Growth and Development of Jain Iconography
Royal patronage and the devotion of the Jain community were important factors in the growth and development of the Jain Art and Architecture. Many new concepts were introduced in the iconography like the srivastsa mark, which became a distinguishing mark of Jain images, making them different from Buddha's images. Lanchanas (Symbols associated with the Tirthankaras) were carved on the lower portion of the image of the Tirthankara as images of all Tirthankaras otherwise look alike.
The further development in the imagery showed Tirthankara icons adored as the King depicted with the ‘Asta Pratiharyas’ (8 Honors), namely;
1. Asoka Vruksa (Heavenly tree)
2. Puspavrusti (showering of flowers)
3. Divyadhavani (Drum)
4. Chhatra (Umbrella)
5. Chamara (whisk)
6. Asana (Throne seat)
7. Bhamandala (Aura)
8. Dundubhi (Heavenly Music)
Iconography of Yakshas and Yakshis
The images of Yakshas and Yakshis are also found in variety of forms. Pair of Yaksha and Yakshi, as attendants God and Goddess of Tirthankara were also added in iconography of Tirthankara. Hairs were tied in dextral curls with or without bun. Each Jina is associated with a pair of Yaksha and Yakshi. Hence, there are 24 Yakshas and Yakshis, each having their unique iconographical features.
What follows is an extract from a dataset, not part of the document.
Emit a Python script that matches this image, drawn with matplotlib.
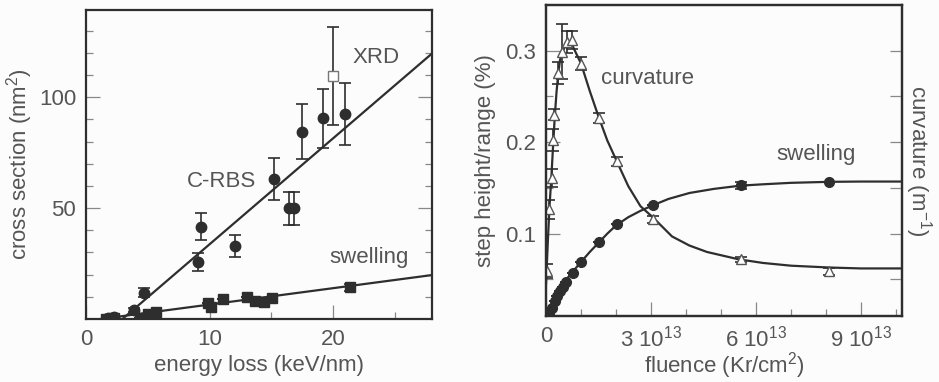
import numpy as np
import matplotlib
matplotlib.use('Agg')
import matplotlib.pyplot as plt

plt.rcParams['font.family'] = ['Liberation Sans', 'DejaVu Sans']
plt.rcParams['mathtext.fontset'] = 'custom'
plt.rcParams['mathtext.rm'] = 'Liberation Sans'
plt.rcParams['mathtext.default'] = 'regular'

TXT = '#555555'
INK = '#2e2e2e'

# ---- left panel: cross section vs energy loss ----
rbs_x = [1.8, 2.1, 2.3, 3.9, 4.7, 9.06, 9.27, 12.04, 15.24, 16.4, 16.8, 17.47, 19.17, 20.97]
rbs_y = [0.3, 0.5, 1.0, 4.0, 11.8, 25.8, 41.6, 32.9, 63.1, 49.9, 49.9, 84.5, 90.4, 92.6]
rbs_err = [0, 0, 0, 1, 2, 4, 6, 5, 9.5, 7.5, 7.5, 12.6, 13.5, 14]

xrd_x = [19.97]
xrd_y = [109.5]
xrd_err = [22]

swl_x = [1.6, 1.9, 2.3, 4.4, 5.0, 5.7, 9.86, 10.1, 11.1, 13.05, 13.7, 14.4, 15.05, 21.4]
swl_y = [0.0, 0.2, 0.5, 0.6, 2.1, 3.0, 7.1, 5.5, 9.0, 10.1, 8.1, 7.8, 9.6, 14.3]
swl_err = [0, 0, 0, 0, 0, 0, 0, 0, 0, 0, 0, 0, 0, 1.5]

rbs_fit_x = [2.95, 28]
rbs_fit_y = [0, 119.7]
swl_fit_x = [1.2, 28]
swl_fit_y = [0, 19.8]

# ---- right panel: step height / curvature vs fluence (units of 1e13 Kr/cm2) ----
sw_flu = [0.077, 0.162, 0.257, 0.324, 0.40, 0.476, 0.571, 0.762, 1.01, 1.52, 2.04, 3.05, 5.57, 8.08]
sw_h = [0.012, 0.019, 0.0265, 0.032, 0.0374, 0.0422, 0.0472, 0.0575, 0.069, 0.091, 0.111, 0.131, 0.1527, 0.156]
sw_err = [0, 0, 0, 0, 0, 0, 0, 0, 0, 0, 0, 0, 0.004, 0]

cv_flu = [0.02, 0.094, 0.16, 0.21, 0.24, 0.35, 0.47, 0.59, 0.75, 0.99, 1.52, 2.04, 3.05, 5.57, 8.08]
cv_val = [0.059, 0.1265, 0.161, 0.202, 0.230, 0.276, 0.299, 0.310, 0.312, 0.286, 0.2265, 0.179, 0.1156, 0.072, 0.059]
cv_err = [0.008, 0.01, 0.01, 0.012, 0.006, 0.012, 0.03, 0.012, 0.01, 0.007, 0.006, 0.005, 0.004, 0.003, 0.004]

sw_curve_x = [0.0, 0.1, 0.2, 0.35, 0.5, 0.75, 1.0, 1.25, 1.5, 1.75, 2.0, 2.35, 2.7, 3.05,
              3.5, 4.1, 4.8, 5.55, 6.2, 7.0, 8.1, 9.0, 10.2]
sw_curve_y = [0.011, 0.019, 0.027, 0.037, 0.046, 0.058, 0.069, 0.080, 0.090, 0.100, 0.109,
              0.118, 0.125, 0.131, 0.138, 0.1445, 0.149, 0.1525, 0.154, 0.1556, 0.1567, 0.157, 0.157]

cv_curve_x = [0.0, 0.05, 0.1, 0.15, 0.2, 0.25, 0.3, 0.35, 0.4, 0.47, 0.55, 0.65, 0.75, 0.85,
              1.0, 1.25, 1.5, 1.75, 2.0, 2.35, 2.7, 3.05, 3.6, 4.1, 4.6, 5.5, 6.2, 7.0, 8.1, 9.0, 10.2]
cv_curve_y = [0.045, 0.09, 0.13, 0.16, 0.195, 0.228, 0.255, 0.275, 0.29, 0.299, 0.305, 0.307,
              0.306, 0.298, 0.286, 0.256, 0.228, 0.202, 0.181, 0.152, 0.130, 0.118, 0.097,
              0.087, 0.080, 0.072, 0.068, 0.065, 0.063, 0.062, 0.062]

flu_ticks = [3, 6, 9]
flu_labels = [r'3 10$^{13}$', r'6 10$^{13}$', r'9 10$^{13}$']

FS = 16


def style_axes(ax):
  for s in ax.spines.values():
    s.set_color(INK)
    s.set_linewidth(1.6)
  ax.tick_params(which='both', direction='in', colors='#888888', labelcolor=TXT,
                 labelsize=FS, width=0.9)
  ax.tick_params(which='major', length=10, pad=7)
  ax.tick_params(which='minor', length=5)


fig = plt.figure(figsize=(9.39, 3.82), dpi=100)
fig.patch.set_facecolor('#fcfcfc')

ax1 = fig.add_axes([0.0916, 0.165, 0.3685, 0.810])
ax1.set_facecolor('#fcfcfc')
ax1.plot(rbs_fit_x, rbs_fit_y, '-', color=INK, lw=1.6)
ax1.plot(swl_fit_x, swl_fit_y, '-', color=INK, lw=1.6)
ax1.errorbar(rbs_x, rbs_y, yerr=rbs_err, fmt='o', color=INK, ms=7.5, capsize=4,
             elinewidth=1.2, capthick=1.2)
ax1.errorbar(swl_x, swl_y, yerr=swl_err, fmt='s', color=INK, ms=7, capsize=4,
             elinewidth=1.2, capthick=1.2)
ax1.errorbar(xrd_x, xrd_y, yerr=xrd_err, fmt='s', color=INK, mfc='white', mec='#777777',
             ms=7, capsize=4, elinewidth=1.2, capthick=1.2)
ax1.set_xlim(0, 28)
ax1.set_ylim(0, 139.5)
ax1.set_xticks([0, 10, 20])
ax1.set_xticks([5, 15, 25], minor=True)
ax1.set_yticks([50, 100])
ax1.set_yticks([10, 20, 30, 40, 60, 70, 80, 90, 110, 120, 130], minor=True)
ax1.tick_params(which='both', right=True)
style_axes(ax1)
ax1.set_xlabel('energy loss (keV/nm)', fontsize=FS, color=TXT)
ax1.xaxis.set_label_coords(0.5, -0.115)
ax1.set_ylabel('cross section (nm$^2$)', fontsize=FS, color=TXT, labelpad=3)
ax1.text(21.6, 117.9, 'XRD', fontsize=FS, color=TXT, va='center')
ax1.text(8.15, 61.8, 'C-RBS', fontsize=FS, color=TXT, va='center')
ax1.text(19.7, 27.8, 'swelling', fontsize=FS, color=TXT, va='center')

ax2 = fig.add_axes([0.5815, 0.1728, 0.379, 0.814])
ax2.set_facecolor('#fcfcfc')
ax2.plot(sw_curve_x, sw_curve_y, '-', color=INK, lw=1.6)
ax2.plot(cv_curve_x, cv_curve_y, '-', color=INK, lw=1.6)
ax2.errorbar(sw_flu, sw_h, yerr=sw_err, fmt='o', color=INK, ms=7, capsize=4,
             elinewidth=1.2, capthick=1.2)
ax2.errorbar(cv_flu, cv_val, yerr=cv_err, fmt='^', color=INK, mfc='white', mec='#555555',
             ms=7.5, capsize=4.5, elinewidth=1.2, capthick=1.2)
ax2.set_xlim(0, 10.17)
ax2.set_ylim(0.01, 0.35)
ax2.set_xticks([0] + flu_ticks)
ax2.set_xticklabels(['0'] + flu_labels)
ax2.set_xticks([1, 2, 4, 5, 7, 8, 10], minor=True)
ax2.set_yticks([0.1, 0.2, 0.3])
ax2.set_yticklabels(['0.1', '0.2', '0.3'])
ax2.set_yticks([0.05, 0.15, 0.25], minor=True)
style_axes(ax2)
ax2.set_xlabel('fluence (Kr/cm$^2$)', fontsize=FS, color=TXT)
ax2.xaxis.set_label_coords(0.5, -0.11)
ax2.set_ylabel('step height/range (%)', fontsize=FS, color=TXT, labelpad=7)
ax2.text(1.56, 0.270, 'curvature', fontsize=FS, color=TXT, va='center')
ax2.text(6.57, 0.1865, 'swelling', fontsize=FS, color=TXT, va='center')

ax3 = ax2.twinx()
ax3.set_ylim(0.01, 0.35)
ax3.set_yticks([0.05, 0.1, 0.15, 0.2, 0.25, 0.3])
ax3.set_yticklabels([])
style_axes(ax3)
ax3.tick_params(which='major', length=9)
ax3.set_ylabel('curvature (m$^{-1}$)', fontsize=FS, color=TXT, rotation=270, labelpad=16)

plt.savefig('out.png', dpi=100, facecolor=fig.get_facecolor())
Features of Jain Iconography
Apart from the stone sculptures, the images were carved in various metals like bronze, brass, gold, silver and pancadhatu (mixture of five metals). Images of precious and semi-precious stones like Ruby, Emerald, Sapphire, Crystal, etc. were also made. The different styles of Jina icons were the Tritirthi images, Pancatirthi images, Saptatirthi images, Chaturvimsati images and Sarvotabhadra (auspicious on all sides) or Chaumukha (four-faced).